Formiche.net ha avuto l’opportunità di confrontarsi con un alto ufficiale delle Idf. Secondo il militare, l’offensiva sul centro abitato permetterebbe di distruggere la capacità militare di Hamas, e di inficiare il sistema regionale iraniano
“Per parlare di Gaza si deve parlare di Iran”. Il tono dell’ufficiale delle Israeli Defence Forces, che ha acconsentito in anonimato a confrontarsi con Formiche.net, è perentorio. L’intento è quello di stressare ancora di più di quanto fatto sinora i legami esistenti tra Teheran ed Hamas, ma non solo. Perché il sistema messo in piedi dall’Iran, così come la dottrina su cui esso si fonda, è un sistema regionale, e gli sviluppi del conflitto formalmente iniziato con gli attentati del 7 ottobre ne sono una prova evidente. La rete di milizie e gruppi paramilitari vicine al Paese persiano (che non si limita soltanto ad Hamas e agli Hezbollah libanesi, o agli Houthi Yemeniti e alle milizie sciite che operano nel Syraq, ma che si estende fino al Sudan, all’Algeria, e al Marocco) basano la loro azione sulle capacità strategiche che Teheran garantisce loro, capacità strategiche senza le quali non potrebbero agire sul piano militare.

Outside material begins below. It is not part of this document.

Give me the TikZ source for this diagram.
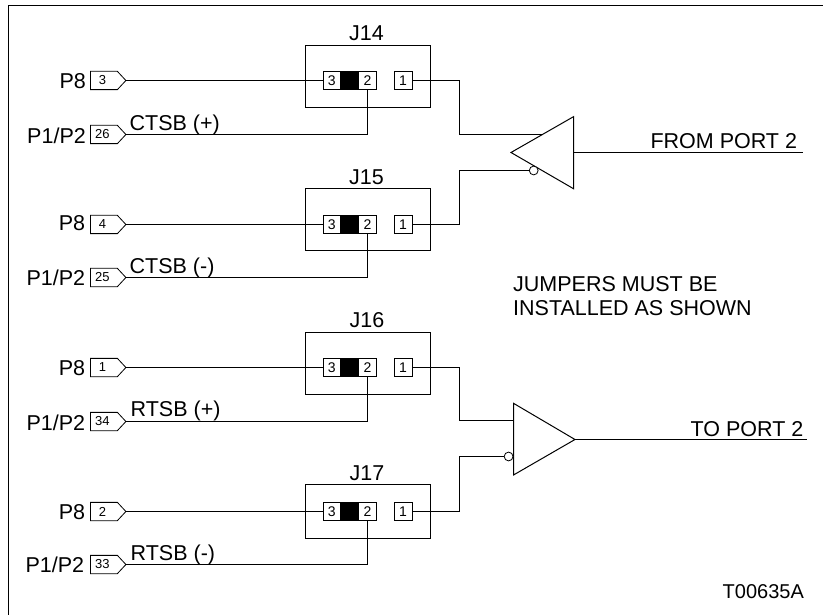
\documentclass[tikz,border=0pt]{standalone}
\usepackage{fontspec}
\setmainfont{Liberation Sans}
\usetikzlibrary{shapes.symbols}
\tikzset{
  x=1pt,y=-1pt,
  wire/.style={draw=black,line width=1pt,line join=miter},
  lbl/.style={font=\fontsize{21.5}{24}\selectfont,inner sep=0pt,text=black},
  lblR/.style={lbl,anchor=base east},
  lblL/.style={lbl,anchor=base west},
  lblC/.style={lbl,anchor=base},
  pinbox/.style={draw=black,line width=0.8pt,fill=white,minimum width=18pt,minimum height=18.3pt,inner sep=0pt,font=\fontsize{14}{16}\selectfont},
  shorty/.style={draw=black,line width=0.9pt,fill=black,minimum width=19pt,minimum height=18.3pt,inner sep=0pt},
  conn/.style={draw=black,line width=0.8pt,fill=white,signal,signal to=east,signal pointer angle=94,
     minimum width=35.5pt,minimum height=18.3pt,inner sep=0pt,anchor=west,font=\fontsize{13}{15}\selectfont},
  jbox/.style={draw=black,line width=1pt,minimum width=125pt,inner sep=0pt},
  bubble/.style={circle,draw=black,line width=0.8pt,fill=white,minimum size=8.8pt,inner sep=0pt},
  gate/.style={draw=black,line width=1pt,line join=miter,fill=white},
}
% #1 tag, #2 box top, #3 box height, #4 row y, #5 low row y, #6 upper conn number, #7 lower conn number
\newcommand{\jumperblock}[7]{%
  \node[jbox,minimum height=#3pt,anchor=north] (#1box) at (367.5,#2) {};
  \node[pinbox,minimum width=17.5pt] (#1p3) at (331.8,#4) {3};
  \node[shorty] (#1s) at (349.8,#4) {};
  \node[pinbox] (#1p2) at (367.5,#4) {2};
  \node[pinbox] (#1p1) at (403,#4) {1};
  \node[conn] (#1u) at (90,#4) {\makebox[0pt]{\hspace{-3pt}#6}};
  \node[conn] (#1l) at (90,#5) {\makebox[0pt]{\hspace{-3pt}#7}};
  \draw[wire] (#1u.east) -- (#1p3.west);
  \draw[wire] (#1l.east) -- (#1l.east -| #1p2.south) -- (#1p2.south);
}
\begin{document}
\begin{tikzpicture}
\useasboundingbox (0,0) rectangle (823,615);
\coordinate (fa) at (823,5.3);
\coordinate (fb) at (8.3,5.3);
\coordinate (fc) at (8.3,615);
\draw[line width=1.4pt] (fa) -- (fb) -- (fc);

\jumperblock{A}{45}{62}{80.5}{134.5}{3}{26}
\jumperblock{B}{188.5}{62}{224.5}{277.5}{4}{25}
\jumperblock{C}{331.5}{62}{367.5}{421.5}{1}{34}
\jumperblock{D}{483.5}{54}{511.5}{564.5}{2}{33}

\node[lblC] (tA) at (366.5,40.7) {J14};
\node[lblC] (tB) at (366.5,185) {J15};
\node[lblC] (tC) at (367,327.3) {J16};
\node[lblC] (tD) at (367,480.3) {J17};

\node[lblR] (pA) at (86,88.3) {P8};
\node[lblR] (qA) at (86,143.7) {P1/P2};
\node[lblL] (sA) at (129.5,130.7) {CTSB (+)};
\node[lblR] (pB) at (85.3,230.7) {P8};
\node[lblR] (qB) at (85.3,286) {P1/P2};
\node[lblL] (sB) at (129.5,273.3) {CTSB (-)};
\node[lblR] (pC) at (85.3,375.7) {P8};
\node[lblR] (qC) at (85.3,430) {P1/P2};
\node[lblL] (sC) at (130.5,416.7) {RTSB (+)};
\node[lblR] (pD) at (85.3,519) {P8};
\node[lblR] (qD) at (84.3,572.7) {P1/P2};
\node[lblL] (sD) at (130.5,560) {RTSB (-)};

% upper gate
\coordinate (g1tip) at (511,152.5);
\coordinate (g1top) at (573.5,116.7);
\coordinate (g1bot) at (573.5,188.7);
\coordinate (g1a) at (541.7,134.5);
\coordinate (g1o) at (573.5,152.5);
\coordinate (g1end) at (802.7,152.5);
\draw[gate] (g1tip) -- (g1top) -- (g1bot) -- cycle;
\node[bubble] (g1b) at (533.7,170.5) {};
\draw[wire] (Ap1.east) -- ++(47,0) |- (g1a);
\draw[wire] (Bp1.east) -- ++(47,0) |- (g1b.west);
\draw[wire] (g1o) -- (g1end);

% lower gate
\coordinate (g2tip) at (575,439.5);
\coordinate (g2top) at (513.5,403.3);
\coordinate (g2bot) at (513.5,475);
\coordinate (g2a) at (513.5,420.5);
\coordinate (g2end) at (806.7,439.5);
\draw[gate] (g2tip) -- (g2top) -- (g2bot) -- cycle;
\node[bubble] (g2b) at (508.6,456.5) {};
\draw[wire] (Cp1.east) -- ++(47,0) |- (g2a);
\draw[wire] (Dp1.east) -- ++(47,0) |- (g2b.west);
\draw[wire] (g2tip) -- (g2end);

\node[lblL] (from) at (650.3,149) {FROM PORT 2};
\node[lblL] (to) at (690.5,436) {TO PORT 2};
\node[lblL] (n1) at (513,291) {JUMPERS MUST BE};
\node[lblL] (n2) at (513,315.7) {INSTALLED AS SHOWN};
\node[lbl,anchor=base west,font=\fontsize{20}{24}\selectfont] (tag) at (722.5,598.3) {T00635A};
\end{tikzpicture}
\end{document}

Il caso degli Houthi è esemplare. Lo stesso ufficiale israeliano ammette che, data la distanza dallo Yemen al territorio di Israele, le Idf hanno prestato una minore attenzione nei confronti di Ansar Allah (il nome ufficiale del movimento sciita yemenita) rispetto ad altri gruppi affini locati in territori più prossimi ai confini israeliani. Eppure, oggi vediamo come il blocco imposto sul Mar Rosso li renda uno degli attori più rilevanti all’interno del conflitto tra Israele e Hamas. Andando a pesare anche su importanti Paesi partner di Israele, come l’Egitto: dall’inizio della crisi nello stretto di Bab el-Mandeb le entrate del canale di Suez sono crollate, impattando sulla già difficile situazione di food security egiziana. E così come hanno interrotto la libertà di navigazione sui mari, potrebbero decidere di interrompere anche la libertà di volo nei cieli.

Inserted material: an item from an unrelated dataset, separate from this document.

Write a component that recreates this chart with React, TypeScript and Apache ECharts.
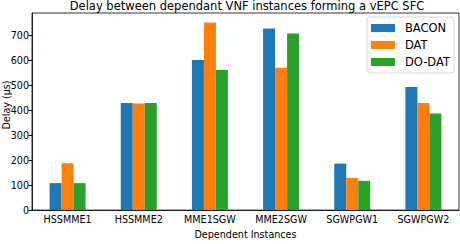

Per realizzare tutto questo, gli Houthi hanno impiegato materiale militare di cui normali “milizie” non possono certo disporre. Stesso discorso vale per Hamas, che ha potuto accumulare quattordicimila razzi. Fornendo le capacità belliche a questi gruppi paramilitari, l’Iran può non impegnarsi direttamente godere di un certo grado di plausible deniability rispetto alle operazioni di questo sistema. Ma, come rimarca l’ufficiale delle Idf, “l’Iran non è il background del contesto, è il suo punto focale”.
Non a caso, il 7 ottobre per Israele non si è aperto solo il fronte meridionale. Il movimento Hezbollah guidato da Hassan Nasrallah ha dispiegato circa mille e settecento soldati della Radwan (l’unità speciale dell’organizzazione) lungo il confine per sostenere lo sforzo bellico. Il governo di Tel Aviv ha deciso di mantenere una postura difensiva nell’area (eliminando circa duecentocinquanta avversari, compresi alcune figure di alto rango) così da poter concentrare le risorse nell’offensiva a sud, che continua a rimanere la priorità.

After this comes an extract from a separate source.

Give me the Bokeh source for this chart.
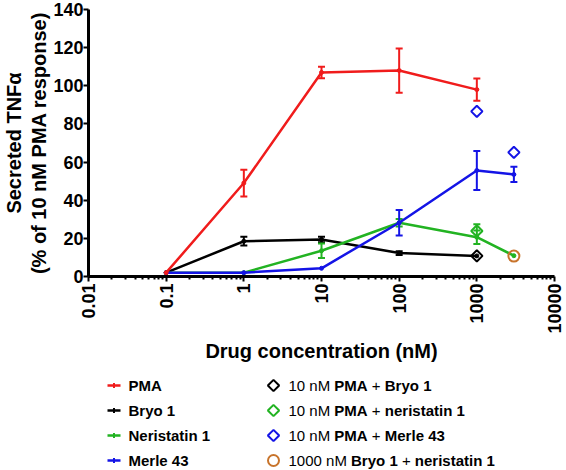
import math
from bokeh.plotting import figure
from bokeh.models import (ColumnDataSource, Whisker, TeeHead, FixedTicker,
                          CustomJSTickFormatter, Range1d)
from bokeh.layouts import column
from bokeh.core.properties import value
from bokeh.embed import file_html
from bokeh.resources import INLINE

FONT = "Liberation Sans"

# ---------------- data ----------------
x_ticks = [0.01, 0.1, 1, 10, 100, 1000, 10000]
x_tick_labels = ["0.01", "0.1", "1", "10", "100", "1000", "10000"]
y_ticks = [0, 20, 40, 60, 80, 100, 120, 140]

pma_conc = [0.1, 1, 10, 100, 1000]
pma_mean = [2, 49, 107, 108, 98]
pma_err = [0, 7, 3, 11.6, 5.8]

bryo_conc = [0.1, 1, 10, 100, 1000]
bryo_mean = [2, 18.5, 19.4, 12.3, 10.8]
bryo_err = [0, 2.3, 1.5, 1.0, 0]

nerist_conc = [0.1, 1, 10, 100, 1000, 3000]
nerist_mean = [2, 2, 13.5, 28.2, 20.6, 10.9]
nerist_err = [0, 0, 3.8, 2.0, 3.5, 0]

merle_conc = [0.1, 1, 10, 100, 1000, 3000]
merle_mean = [2, 2, 4.3, 28.2, 55.6, 53.5]
merle_err = [0, 0, 0, 6.7, 10.2, 4.0]

pma_bryo_conc = [1000]
pma_bryo_val = [10.8]

pma_nerist_conc = [1000]
pma_nerist_val = [23.9]
pma_nerist_err = [3.5]

pma_merle_conc = [1000, 3000]
pma_merle_val = [86.6, 65.1]

bryo_nerist_conc = [3000]
bryo_nerist_val = [10.7]

RED = "#F01C1C"
BLACK = "#000000"
GREEN = "#22B322"
BLUE = "#1414E6"
ORANGE = "#C8742C"

LEFT, RIGHT = 88, 12
DIAMOND = dict(marker="square", angle=math.pi / 4, size=8, fill_color=None, line_width=2)

# ---------------- main figure ----------------
p = figure(x_axis_type="log", x_range=Range1d(0.01, 10000), y_range=Range1d(0, 140),
           frame_width=566 - LEFT - RIGHT, frame_height=267,
           min_border_left=LEFT, min_border_right=RIGHT, min_border_top=9, min_border_bottom=97,
           output_backend="svg", toolbar_location=None)
p.grid.visible = False
p.outline_line_color = None
p.background_fill_color = "white"
p.border_fill_color = "white"

def series(xs, ys, errs, color):
    p.line(xs, ys, line_color=color, line_width=2.5)
    p.scatter(xs, ys, size=4, color=color)
    ex = [x for x, e in zip(xs, errs) if e > 0]
    ey = [y for y, e in zip(ys, errs) if e > 0]
    ee = [e for e in errs if e > 0]
    if ex:
        src = ColumnDataSource(dict(x=ex, upper=[y + e for y, e in zip(ey, ee)],
                                    lower=[y - e for y, e in zip(ey, ee)]))
        w = Whisker(source=src, base="x", upper="upper", lower="lower",
                    line_color=color, line_width=2,
                    upper_head=TeeHead(size=7, line_color=color, line_width=2),
                    lower_head=TeeHead(size=7, line_color=color, line_width=2))
        p.add_layout(w)

series(bryo_conc, bryo_mean, bryo_err, BLACK)
series(nerist_conc, nerist_mean, nerist_err, GREEN)
series(merle_conc, merle_mean, merle_err, BLUE)
series(pma_conc, pma_mean, pma_err, RED)

# combination markers
src_pn = ColumnDataSource(dict(x=pma_nerist_conc,
                               upper=[v + e for v, e in zip(pma_nerist_val, pma_nerist_err)],
                               lower=pma_nerist_val))
p.add_layout(Whisker(source=src_pn, base="x", upper="upper", lower="lower",
                     line_color=GREEN, line_width=2,
                     upper_head=TeeHead(size=7, line_color=GREEN, line_width=2),
                     lower_head=None))
p.scatter(pma_bryo_conc, pma_bryo_val, line_color=BLACK, **DIAMOND)
p.scatter(pma_nerist_conc, pma_nerist_val, line_color=GREEN, **DIAMOND)
p.scatter(pma_merle_conc, pma_merle_val, line_color=BLUE, **DIAMOND)
p.scatter(bryo_nerist_conc, bryo_nerist_val, marker="circle", size=11, fill_color=None,
          line_color=ORANGE, line_width=2)

# axes
minor = []
for d in x_ticks[:-1]:
    for k in range(2, 10):
        minor.append(d * k)
xa = p.xaxis[0]
xa.ticker = FixedTicker(ticks=x_ticks, minor_ticks=minor)
xa.formatter = CustomJSTickFormatter(args=dict(vals=x_ticks, labs=x_tick_labels), code="""
    let best = 0, bd = 1e9;
    for (let i = 0; i < vals.length; i++) {
        const d = Math.abs(Math.log10(vals[i]) - Math.log10(tick));
        if (d < bd) { bd = d; best = i; }
    }
    return labs[best];
""")
xa.major_label_orientation = math.pi / 2
xa.axis_label = "Drug concentration (nM)"
xa.axis_label_standoff = 3
xa.major_label_standoff = 2

ya = p.yaxis[0]
ya.ticker = FixedTicker(ticks=y_ticks, minor_ticks=[])
ya.axis_label = "Secreted TNFα\n(% of 10 nM PMA response)"
ya.axis_label_standoff = 0
ya.major_label_standoff = 0
ya.axis_label_text_line_height = 1.15

for ax in (xa, ya):
    ax.axis_line_width = 3
    ax.axis_line_color = "black"
    ax.major_tick_line_width = 2
    ax.major_tick_in = 0
    ax.major_tick_out = 5
    ax.minor_tick_line_width = 2
    ax.minor_tick_in = 0
    ax.minor_tick_out = 3
    ax.major_label_text_font = FONT
    ax.major_label_text_font_size = "18px"
    ax.major_label_text_font_style = "bold"
    ax.major_label_text_color = "black"
    ax.axis_label_text_font = FONT
    ax.axis_label_text_font_size = "20px"
    ax.axis_label_text_font_style = "bold"
    ax.axis_label_text_color = "black"

# ---------------- legend figure ----------------
LEG_W, LEG_H = 566, 97
lg = figure(width=LEG_W, height=LEG_H, x_range=Range1d(LEFT, LEG_W - RIGHT),
            y_range=Range1d(LEG_H, 0),
            min_border_left=LEFT, min_border_right=RIGHT, min_border_top=0, min_border_bottom=0,
            output_backend="svg", toolbar_location=None)
lg.axis.visible = False
lg.grid.visible = False
lg.outline_line_color = None

left_names = ["PMA", "Bryo 1", "Neristatin 1", "Merle 43"]
left_colors = [RED, BLACK, GREEN, BLUE]
right_segments = [
    [("10 nM ", False), ("PMA", True), (" + ", False), ("Bryo 1", True)],
    [("10 nM ", False), ("PMA", True), (" + ", False), ("neristatin 1", True)],
    [("10 nM ", False), ("PMA", True), (" + ", False), ("Merle 43", True)],
    [("1000 nM ", False), ("Bryo 1", True), (" + ", False), ("neristatin 1", True)],
]
right_colors = [BLACK, GREEN, BLUE, ORANGE]
right_markers = ["diamond", "diamond", "diamond", "circle"]

REG = {' ': 278, '0': 556, '1': 556, 'n': 556, 'M': 833, '+': 584}
BOLD = {' ': 278, 'P': 667, 'M': 833, 'A': 722, 'B': 722, 'r': 389, 'y': 556, 'o': 611,
        '1': 556, 'n': 611, 'e': 556, 'i': 278, 's': 556, 't': 333, 'a': 556, 'l': 278,
        '4': 556, '3': 556}
FS = 15

def width(txt, bold):
    tab = BOLD if bold else REG
    return sum(tab.get(c, 556) for c in txt) / 1000 * FS

rows_y = [12, 37, 62, 87]
for yy, name, col in zip(rows_y, left_names, left_colors):
    lg.line([107, 120], [yy, yy], line_color=col, line_width=2.5)
    lg.segment([113.5], [yy - 2.5], [113.5], [yy + 2.5], line_color=col, line_width=2)
    lg.text([128], [yy], text=[name], text_font=value(FONT), text_font_size=f"{FS}px",
            text_font_style="bold", text_baseline="middle", text_align="left", text_color="black")

for yy, segs, col, mk in zip(rows_y, right_segments, right_colors, right_markers):
    if mk == "diamond":
        lg.scatter([273], [yy], line_color=col, **DIAMOND)
    else:
        lg.scatter([273], [yy], marker="circle", size=11, fill_color=None,
                   line_color=col, line_width=2)
    x0 = 288
    for txt, bold in segs:
        lead = len(txt) - len(txt.lstrip(" "))
        shown = txt.strip(" ")
        lg.text([x0 + width(" " * lead, bold)], [yy], text=[shown], text_font=value(FONT),
                text_font_size=f"{FS}px", text_font_style="bold" if bold else "normal",
                text_baseline="middle", text_align="left", text_color="black")
        x0 += width(txt, bold)

layout = column(p, lg, spacing=0)
open("out.html", "w").write(file_html(layout, INLINE))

L’ufficiale non ha dubbi: le Idf entreranno a Rafah. Nell’area è dislocata l’ultima delle cinque brigate di Hamas, composta da quattro battaglioni, che le forze di difesa israeliane intendono neutralizzare. Per portare avanti l’operazione militare però sarà prima necessario spostare le persone presenti sul posto, che rischierebbero di rimanere coinvolte nei combattimenti. L’offensiva sembra inevitabile. “Se non attacchiamo Rafah, avremo altri 7 ottobre”, asserisce il militare israeliano, che sottolinea come la vicinanza alla frontiera con l’Egitto la renda un bersaglio particolarmente sensibile. “Se Hamas ha costruito tunnel verso nord, perché non potrebbe averlo fatto anche verso sud?”. Alla domanda su eventuali alternative, l’ufficiale è lapidario: “Se si arrendono, avranno in cambio l’esilio. E se demilitarizzano la Striscia, potranno iniziare i lavori di costruzione. Ma fino ad allora sarà guerra”.